Так вот, деда я не уважал, был к нему безразличен и, можно сказать, не любил его. И не потому, что я черствый законченный эгоист. Вряд ли и другой на моем месте испытывал бы более теплые чувства. Я родился, он уже находился на пенсии. Ни друзей, ни добрых приятелей, ни сто́ящих увлечений у него не было. Зимой он проводил время в своей комнатке за чтением газет, а летом забивал «козла» во дворе со стариками. Опускаю тот факт, что вечно он был чем-то недоволен. Никогда я не спрашивал его, как он жил раньше. Да и что яркого, захватывающего мог бы услышать, когда знал: до пенсии он работал двадцать или тридцать лет подряд в райплане?

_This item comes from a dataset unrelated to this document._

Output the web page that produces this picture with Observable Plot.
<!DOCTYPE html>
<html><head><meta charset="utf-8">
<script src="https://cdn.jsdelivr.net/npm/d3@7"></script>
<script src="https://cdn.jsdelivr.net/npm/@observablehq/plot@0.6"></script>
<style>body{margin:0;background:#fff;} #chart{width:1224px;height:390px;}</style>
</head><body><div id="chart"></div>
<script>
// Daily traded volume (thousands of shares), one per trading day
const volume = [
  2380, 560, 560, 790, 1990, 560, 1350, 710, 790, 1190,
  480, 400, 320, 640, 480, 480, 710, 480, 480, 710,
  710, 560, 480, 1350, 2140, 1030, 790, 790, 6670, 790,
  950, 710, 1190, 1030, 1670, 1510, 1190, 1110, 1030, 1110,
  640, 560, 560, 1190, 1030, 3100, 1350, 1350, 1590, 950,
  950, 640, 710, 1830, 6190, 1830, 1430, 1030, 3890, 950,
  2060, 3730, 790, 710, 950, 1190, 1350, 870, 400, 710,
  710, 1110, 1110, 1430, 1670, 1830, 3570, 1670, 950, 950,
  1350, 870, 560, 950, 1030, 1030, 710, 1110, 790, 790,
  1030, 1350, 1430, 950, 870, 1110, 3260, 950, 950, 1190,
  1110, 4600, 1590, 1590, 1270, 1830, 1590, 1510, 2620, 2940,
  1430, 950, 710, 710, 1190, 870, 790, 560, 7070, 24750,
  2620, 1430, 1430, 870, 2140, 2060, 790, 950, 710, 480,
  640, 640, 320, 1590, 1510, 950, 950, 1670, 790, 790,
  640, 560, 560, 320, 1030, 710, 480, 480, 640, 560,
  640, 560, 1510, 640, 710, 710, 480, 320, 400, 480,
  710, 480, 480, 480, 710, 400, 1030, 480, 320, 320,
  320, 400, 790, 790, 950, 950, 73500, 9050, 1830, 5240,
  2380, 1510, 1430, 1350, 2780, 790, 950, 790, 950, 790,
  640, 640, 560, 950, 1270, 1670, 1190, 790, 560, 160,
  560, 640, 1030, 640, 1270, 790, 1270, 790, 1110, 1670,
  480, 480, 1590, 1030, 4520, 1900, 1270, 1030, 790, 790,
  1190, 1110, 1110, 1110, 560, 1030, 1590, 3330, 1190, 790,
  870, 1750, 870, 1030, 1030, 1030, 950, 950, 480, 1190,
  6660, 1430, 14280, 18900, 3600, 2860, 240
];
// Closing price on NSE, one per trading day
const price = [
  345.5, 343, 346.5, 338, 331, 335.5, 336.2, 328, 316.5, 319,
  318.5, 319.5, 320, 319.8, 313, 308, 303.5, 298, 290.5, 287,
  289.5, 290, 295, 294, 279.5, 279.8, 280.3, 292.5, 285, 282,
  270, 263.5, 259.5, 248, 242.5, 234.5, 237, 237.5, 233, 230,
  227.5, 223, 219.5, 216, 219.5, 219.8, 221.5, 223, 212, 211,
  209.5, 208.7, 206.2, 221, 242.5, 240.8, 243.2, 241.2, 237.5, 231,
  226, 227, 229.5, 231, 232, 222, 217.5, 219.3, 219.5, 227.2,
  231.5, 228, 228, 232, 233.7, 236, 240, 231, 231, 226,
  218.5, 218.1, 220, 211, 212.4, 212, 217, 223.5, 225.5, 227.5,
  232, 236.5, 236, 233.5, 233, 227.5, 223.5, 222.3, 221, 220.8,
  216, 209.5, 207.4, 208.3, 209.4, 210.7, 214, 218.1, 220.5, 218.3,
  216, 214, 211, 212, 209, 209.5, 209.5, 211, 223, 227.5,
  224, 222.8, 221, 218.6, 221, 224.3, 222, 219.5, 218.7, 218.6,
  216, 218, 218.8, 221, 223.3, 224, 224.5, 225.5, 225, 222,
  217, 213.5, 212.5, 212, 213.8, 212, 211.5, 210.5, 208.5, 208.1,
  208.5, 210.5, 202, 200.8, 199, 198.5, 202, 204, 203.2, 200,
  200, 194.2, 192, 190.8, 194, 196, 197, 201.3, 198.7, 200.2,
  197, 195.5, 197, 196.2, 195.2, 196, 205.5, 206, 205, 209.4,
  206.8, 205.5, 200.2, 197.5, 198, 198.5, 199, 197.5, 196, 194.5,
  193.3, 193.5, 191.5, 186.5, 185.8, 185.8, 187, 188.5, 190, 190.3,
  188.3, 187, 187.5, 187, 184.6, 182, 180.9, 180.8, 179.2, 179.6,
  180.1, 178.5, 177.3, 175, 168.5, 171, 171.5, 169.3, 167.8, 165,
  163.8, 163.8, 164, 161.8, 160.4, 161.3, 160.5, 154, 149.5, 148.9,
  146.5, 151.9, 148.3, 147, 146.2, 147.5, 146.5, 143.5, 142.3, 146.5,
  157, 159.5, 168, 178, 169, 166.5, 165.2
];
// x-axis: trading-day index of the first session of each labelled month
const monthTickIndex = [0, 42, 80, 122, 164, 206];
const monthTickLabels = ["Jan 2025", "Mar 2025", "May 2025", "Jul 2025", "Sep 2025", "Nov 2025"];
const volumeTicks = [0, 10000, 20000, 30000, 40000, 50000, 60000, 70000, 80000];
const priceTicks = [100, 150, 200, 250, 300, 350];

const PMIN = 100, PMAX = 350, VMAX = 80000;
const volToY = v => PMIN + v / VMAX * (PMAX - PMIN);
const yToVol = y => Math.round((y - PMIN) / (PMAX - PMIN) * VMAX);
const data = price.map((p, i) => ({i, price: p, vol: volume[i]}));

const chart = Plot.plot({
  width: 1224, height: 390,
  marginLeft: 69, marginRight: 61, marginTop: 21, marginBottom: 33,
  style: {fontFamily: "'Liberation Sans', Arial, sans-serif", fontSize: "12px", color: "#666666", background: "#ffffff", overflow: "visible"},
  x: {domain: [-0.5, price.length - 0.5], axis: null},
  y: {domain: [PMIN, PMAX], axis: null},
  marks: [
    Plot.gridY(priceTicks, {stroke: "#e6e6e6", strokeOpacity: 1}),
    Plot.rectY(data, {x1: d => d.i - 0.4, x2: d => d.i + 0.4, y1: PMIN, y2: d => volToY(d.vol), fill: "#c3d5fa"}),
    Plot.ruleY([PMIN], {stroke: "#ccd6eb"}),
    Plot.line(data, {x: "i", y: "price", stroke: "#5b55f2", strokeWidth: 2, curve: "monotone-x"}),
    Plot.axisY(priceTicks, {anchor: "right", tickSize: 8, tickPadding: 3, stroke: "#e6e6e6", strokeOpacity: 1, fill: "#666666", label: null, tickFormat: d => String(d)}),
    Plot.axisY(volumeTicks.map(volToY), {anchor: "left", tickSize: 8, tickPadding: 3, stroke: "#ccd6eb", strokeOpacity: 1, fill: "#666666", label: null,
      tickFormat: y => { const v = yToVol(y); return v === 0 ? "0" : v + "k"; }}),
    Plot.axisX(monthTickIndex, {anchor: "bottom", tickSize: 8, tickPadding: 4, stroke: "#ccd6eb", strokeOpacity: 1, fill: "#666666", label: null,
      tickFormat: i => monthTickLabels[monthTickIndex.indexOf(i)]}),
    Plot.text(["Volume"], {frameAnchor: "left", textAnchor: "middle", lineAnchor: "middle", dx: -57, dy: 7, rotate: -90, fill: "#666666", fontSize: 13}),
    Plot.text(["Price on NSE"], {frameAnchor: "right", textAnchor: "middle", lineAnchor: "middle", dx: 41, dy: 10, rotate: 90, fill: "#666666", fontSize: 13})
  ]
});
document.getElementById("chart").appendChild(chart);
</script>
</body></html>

Дед чувствовал, что я считаю его обузой семьи, и между нами постепенно, по мере моего взросления, зрело что-то вроде глухой вражды. Периодически, правда, возникала жалость к деду, к его одиночеству. Особенно, когда я вернулся после службы в армии. Дед совсем сдал и жить ему оставалось недолго. Он уже не вставал, полуослеп, газет читать не мог. Из этой вот жалости время от времени, раз-два в неделю, я брал скопившиеся газеты и читал ему.
И вот однажды — в январе или феврале — в одной из газет я прочитал о том, что на реке ниже райцентра Нежмы строится гидроэлектростанция, а Нежма и другие прилегающие населенные пункты попадают в зону затопления.
Дед обычно спокойно лежал на подушках, тут вдруг разволновался, потребовал еще раз прочитать о затоплении.
— Выходит, — сказал дед, — ненадолго переживут меня императорские карабины.
— Какие карабины? О чем ты? — спросил я.
— Какие мы зарыли в одна тысяча девятьсот девятнадцатом году около Нежмы, — ответил он.
Дед до самой смерти находился в ясной памяти. Я понимал, он и в тот раз не заговаривался.
— Ты был в Нежме в гражданскую войну? Значит, ты воевал? — спросил я.
— Это в твоем представлении, внучек, — ответил он с усмешкой, — я всю жизнь провалялся на диване да прощелкал доминушками.
Мне, честное слово, в голову не приходило, что дед воевал в гражданскую, и только тут я сообразил, высчитал его возраст — мог воевать.
— А зачем зарыли карабины? — спросил я.
— Иначе достались бы партизанам, а нас за сдачу оружия противнику расстреляли, — ответил дед.
— Насколько мне известно из истории, партизаны были только у красных, — съязвил я. — Или историки ошибаются?
— Если бы были одни красные, не было бы гражданской войны, — сказал дед. — Но успокойся, родителям твоим мое прошлое не повредило, а тебе подавно. Время сделало гражданскую войну стариной...
— Много было карабинов? — спросил я.
— Пять ящиков. По двадцать в каждом. Грамотный, считай.
— Они уж, поди, давно заржавели.
— В смазке-то? Что им сделается? Мы их около землянки углежогов схоронили, а углежоги только в сухих местах устраивались. Если никто не откопал, целехонькие лежат.